**INFORMATION PROVIDED**
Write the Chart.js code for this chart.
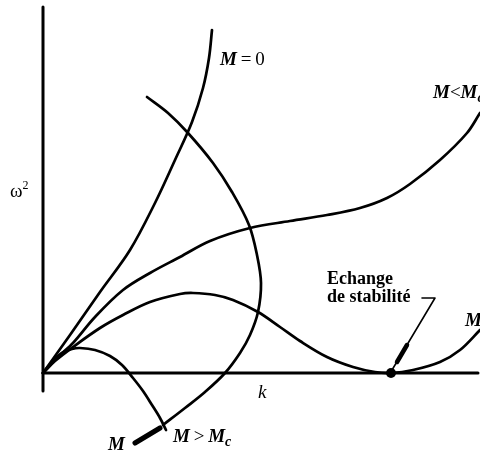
<!DOCTYPE html>
<html>
<head>
<meta charset="utf-8">
<script src="https://cdn.jsdelivr.net/npm/chart.js@4.4.0/dist/chart.umd.min.js"></script>
<style>
    html, body { margin: 0; padding: 0; background: #fff; }
    #wrap { width: 480px; height: 454px; position: relative; }
</style>
</head>
<body>
<div id="wrap"><canvas id="dispersion"></canvas></div>
<script>
// k (horizontal) and omega^2 (vertical), arbitrary units
var kRange = [-1.075, 10.925];
var wRange = [-2.025, 9.325];

var axisK = [[0, 0], [10.875, 0]];
var axisW = [[0, 9.15], [0, -0.45]];

var curveM0 = [[0, 0], [0.675, 0.95], [1.425, 2.025], [2.175, 3.075], [2.8, 4.25], [3.3, 5.325],
    [3.725, 6.275], [4.0, 7.125], [4.15, 7.875], [4.225, 8.575]];

var curveMless = [[0, 0], [0.375, 0.4], [0.75, 0.75], [1.3, 1.4], [2.0, 2.075], [2.675, 2.5],
    [3.425, 2.9], [4.175, 3.3], [5.175, 3.625], [6.175, 3.8], [7.1, 3.95], [7.925, 4.125],
    [8.6, 4.375], [9.175, 4.725], [9.925, 5.325], [10.6, 6.0], [10.925, 6.5]];

var curveMc = [[0, 0], [0.3, 0.3], [0.75, 0.65], [1.425, 1.125], [2.0, 1.45], [2.675, 1.775],
    [3.425, 1.975], [3.75, 2.0], [4.3, 1.95], [4.75, 1.825], [5.375, 1.525], [5.925, 1.15],
    [6.425, 0.8], [7.1, 0.4], [7.75, 0.15], [8.3, 0.025], [8.7, 0], [9.25, 0.075],
    [9.925, 0.275], [10.425, 0.575], [10.925, 1.075]];

var curveM = [[0, 0], [0.225, 0.275], [0.475, 0.5], [0.725, 0.6], [0.925, 0.625], [1.3, 0.575],
    [1.675, 0.425], [1.975, 0.2], [2.25, -0.125], [2.5, -0.45], [2.725, -0.8], [2.925, -1.125],
    [3.075, -1.425]];

var curveMgreater = [[2.6, 6.9], [3.125, 6.5], [3.625, 6.0], [4.25, 5.25], [4.725, 4.525],
    [5.15, 3.7], [5.35, 2.95], [5.45, 2.25], [5.375, 1.525], [5.175, 0.95], [4.925, 0.5],
    [4.55, 0], [4.05, -0.475], [3.55, -0.875], [3.0, -1.3]];
var arrowMgreater = [[2.925, -1.375], [2.3, -1.75]];

// point of exchange of stability and its leader line
var exchangePoint = [[8.7, 0]];
var leaderLine = [[9.475, 1.875], [9.8, 1.875], [8.725, 0.075]];
var leaderArrow = [[9.1, 0.7], [8.85, 0.275]];

// text, anchored in data units (left edge, baseline)
var textLabels = [
    { at: [4.425, 7.7], runs: [['M', 'bi'], ['\u2009=\u20090', 'r']] },
    { at: [9.75, 6.875], runs: [['M', 'bi'], ['<', 'r'], ['M', 'bi'], ['c', 'sub']] },
    { at: [10.55, 1.175], runs: [['M', 'bi'], ['c', 'sub']] },
    { at: [3.25, -1.725], runs: [['M', 'bi'], ['\u2009>\u2009', 'r'], ['M', 'bi'], ['c', 'sub']] },
    { at: [1.625, -1.925], runs: [['M', 'bi']] },
    { at: [5.375, -0.625], runs: [['k', 'i']] },
    { at: [-0.825, 4.4], runs: [['\u03c9', 'w'], ['2', 'sup']] },
    { at: [7.1, 2.225], runs: [['Echange', 'b']] },
    { at: [7.1, 1.775], runs: [['de stabilit\u00e9', 'b']] }
];

var fonts = {
    bi: ['italic bold 19px "Liberation Serif"', 0],
    i: ['italic 19px "Liberation Serif"', 0],
    r: ['19px "Liberation Serif"', 0],
    w: ['19px "Liberation Serif"', 0],
    b: ['bold 18px "Liberation Serif"', 0],
    sub: ['italic bold 14px "Liberation Serif"', 4],
    sup: ['12px "Liberation Serif"', -8]
};

function toXY(list) {
    return list.map(function (p) { return { x: p[0], y: p[1] }; });
}

function line(list, width, tension) {
    return {
        data: toXY(list),
        showLine: true,
        borderColor: '#000',
        backgroundColor: '#000',
        borderWidth: width,
        borderCapStyle: 'round',
        borderJoinStyle: 'round',
        pointRadius: 0,
        tension: tension,
        fill: false
    };
}

var textPlugin = {
    id: 'figureText',
    afterDatasetsDraw: function (chart) {
        var ctx = chart.ctx;
        var xs = chart.scales.x, ys = chart.scales.y;
        ctx.save();
        ctx.fillStyle = '#000';
        ctx.textBaseline = 'alphabetic';
        textLabels.forEach(function (lab) {
            var x = xs.getPixelForValue(lab.at[0]);
            var y = ys.getPixelForValue(lab.at[1]);
            lab.runs.forEach(function (run) {
                var f = fonts[run[1]];
                ctx.font = f[0];
                ctx.fillText(run[0], x, y + f[1]);
                x += ctx.measureText(run[0]).width;
            });
        });
        ctx.restore();
    }
};

var dot = line(exchangePoint, 0, 0);
dot.showLine = false;
dot.pointRadius = 5;
dot.pointBackgroundColor = '#000';

var chart = new Chart(document.getElementById('dispersion').getContext('2d'), {
    type: 'scatter',
    data: {
        datasets: [
            line(axisK, 3, 0),
            line(axisW, 3, 0),
            line(curveM0, 2.7, 0.35),
            line(curveMless, 2.7, 0.35),
            line(curveMc, 2.7, 0.35),
            line(curveM, 2.7, 0.35),
            line(curveMgreater, 2.7, 0.35),
            line(arrowMgreater, 5, 0),
            line(leaderLine, 1.6, 0),
            line(leaderArrow, 4.5, 0),
            dot
        ]
    },
    options: {
        responsive: true,
        maintainAspectRatio: false,
        animation: false,
        layout: { padding: 0, autoPadding: false },
        plugins: { legend: { display: false }, tooltip: { enabled: false } },
        scales: {
            x: { type: 'linear', display: false, min: kRange[0], max: kRange[1] },
            y: { type: 'linear', display: false, min: wRange[0], max: wRange[1] }
        }
    },
    plugins: [textPlugin]
});
</script>
</body>
</html>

**TASK DIRECTIONS**
Take the listing and print it again exactly, but without any pictures.

**FULL OUTPUT**
Write the Chart.js code for this chart.
<!DOCTYPE html>
<html>
<head>
<meta charset="utf-8">
<script src="https://cdn.jsdelivr.net/npm/chart.js@4.4.0/dist/chart.umd.min.js"></script>
<style>
    html, body { margin: 0; padding: 0; background: #fff; }
    #wrap { width: 480px; height: 454px; position: relative; }
</style>
</head>
<body>
<div id="wrap"><canvas id="dispersion"></canvas></div>
<script>
// k (horizontal) and omega^2 (vertical), arbitrary units
var kRange = [-1.075, 10.925];
var wRange = [-2.025, 9.325];

var axisK = [[0, 0], [10.875, 0]];
var axisW = [[0, 9.15], [0, -0.45]];

var curveM0 = [[0, 0], [0.675, 0.95], [1.425, 2.025], [2.175, 3.075], [2.8, 4.25], [3.3, 5.325],
    [3.725, 6.275], [4.0, 7.125], [4.15, 7.875], [4.225, 8.575]];

var curveMless = [[0, 0], [0.375, 0.4], [0.75, 0.75], [1.3, 1.4], [2.0, 2.075], [2.675, 2.5],
    [3.425, 2.9], [4.175, 3.3], [5.175, 3.625], [6.175, 3.8], [7.1, 3.95], [7.925, 4.125],
    [8.6, 4.375], [9.175, 4.725], [9.925, 5.325], [10.6, 6.0], [10.925, 6.5]];

var curveMc = [[0, 0], [0.3, 0.3], [0.75, 0.65], [1.425, 1.125], [2.0, 1.45], [2.675, 1.775],
    [3.425, 1.975], [3.75, 2.0], [4.3, 1.95], [4.75, 1.825], [5.375, 1.525], [5.925, 1.15],
    [6.425, 0.8], [7.1, 0.4], [7.75, 0.15], [8.3, 0.025], [8.7, 0], [9.25, 0.075],
    [9.925, 0.275], [10.425, 0.575], [10.925, 1.075]];

var curveM = [[0, 0], [0.225, 0.275], [0.475, 0.5], [0.725, 0.6], [0.925, 0.625], [1.3, 0.575],
    [1.675, 0.425], [1.975, 0.2], [2.25, -0.125], [2.5, -0.45], [2.725, -0.8], [2.925, -1.125],
    [3.075, -1.425]];

var curveMgreater = [[2.6, 6.9], [3.125, 6.5], [3.625, 6.0], [4.25, 5.25], [4.725, 4.525],
    [5.15, 3.7], [5.35, 2.95], [5.45, 2.25], [5.375, 1.525], [5.175, 0.95], [4.925, 0.5],
    [4.55, 0], [4.05, -0.475], [3.55, -0.875], [3.0, -1.3]];
var arrowMgreater = [[2.925, -1.375], [2.3, -1.75]];

// point of exchange of stability and its leader line
var exchangePoint = [[8.7, 0]];
var leaderLine = [[9.475, 1.875], [9.8, 1.875], [8.725, 0.075]];
var leaderArrow = [[9.1, 0.7], [8.85, 0.275]];

// text, anchored in data units (left edge, baseline)
var textLabels = [
    { at: [4.425, 7.7], runs: [['M', 'bi'], ['\u2009=\u20090', 'r']] },
    { at: [9.75, 6.875], runs: [['M', 'bi'], ['<', 'r'], ['M', 'bi'], ['c', 'sub']] },
    { at: [10.55, 1.175], runs: [['M', 'bi'], ['c', 'sub']] },
    { at: [3.25, -1.725], runs: [['M', 'bi'], ['\u2009>\u2009', 'r'], ['M', 'bi'], ['c', 'sub']] },
    { at: [1.625, -1.925], runs: [['M', 'bi']] },
    { at: [5.375, -0.625], runs: [['k', 'i']] },
    { at: [-0.825, 4.4], runs: [['\u03c9', 'w'], ['2', 'sup']] },
    { at: [7.1, 2.225], runs: [['Echange', 'b']] },
    { at: [7.1, 1.775], runs: [['de stabilit\u00e9', 'b']] }
];

var fonts = {
    bi: ['italic bold 19px "Liberation Serif"', 0],
    i: ['italic 19px "Liberation Serif"', 0],
    r: ['19px "Liberation Serif"', 0],
    w: ['19px "Liberation Serif"', 0],
    b: ['bold 18px "Liberation Serif"', 0],
    sub: ['italic bold 14px "Liberation Serif"', 4],
    sup: ['12px "Liberation Serif"', -8]
};

function toXY(list) {
    return list.map(function (p) { return { x: p[0], y: p[1] }; });
}

function line(list, width, tension) {
    return {
        data: toXY(list),
        showLine: true,
        borderColor: '#000',
        backgroundColor: '#000',
        borderWidth: width,
        borderCapStyle: 'round',
        borderJoinStyle: 'round',
        pointRadius: 0,
        tension: tension,
        fill: false
    };
}

var textPlugin = {
    id: 'figureText',
    afterDatasetsDraw: function (chart) {
        var ctx = chart.ctx;
        var xs = chart.scales.x, ys = chart.scales.y;
        ctx.save();
        ctx.fillStyle = '#000';
        ctx.textBaseline = 'alphabetic';
        textLabels.forEach(function (lab) {
            var x = xs.getPixelForValue(lab.at[0]);
            var y = ys.getPixelForValue(lab.at[1]);
            lab.runs.forEach(function (run) {
                var f = fonts[run[1]];
                ctx.font = f[0];
                ctx.fillText(run[0], x, y + f[1]);
                x += ctx.measureText(run[0]).width;
            });
        });
        ctx.restore();
    }
};

var dot = line(exchangePoint, 0, 0);
dot.showLine = false;
dot.pointRadius = 5;
dot.pointBackgroundColor = '#000';

var chart = new Chart(document.getElementById('dispersion').getContext('2d'), {
    type: 'scatter',
    data: {
        datasets: [
            line(axisK, 3, 0),
            line(axisW, 3, 0),
            line(curveM0, 2.7, 0.35),
            line(curveMless, 2.7, 0.35),
            line(curveMc, 2.7, 0.35),
            line(curveM, 2.7, 0.35),
            line(curveMgreater, 2.7, 0.35),
            line(arrowMgreater, 5, 0),
            line(leaderLine, 1.6, 0),
            line(leaderArrow, 4.5, 0),
            dot
        ]
    },
    options: {
        responsive: true,
        maintainAspectRatio: false,
        animation: false,
        layout: { padding: 0, autoPadding: false },
        plugins: { legend: { display: false }, tooltip: { enabled: false } },
        scales: {
            x: { type: 'linear', display: false, min: kRange[0], max: kRange[1] },
            y: { type: 'linear', display: false, min: wRange[0], max: wRange[1] }
        }
    },
    plugins: [textPlugin]
});
</script>
</body>
</html>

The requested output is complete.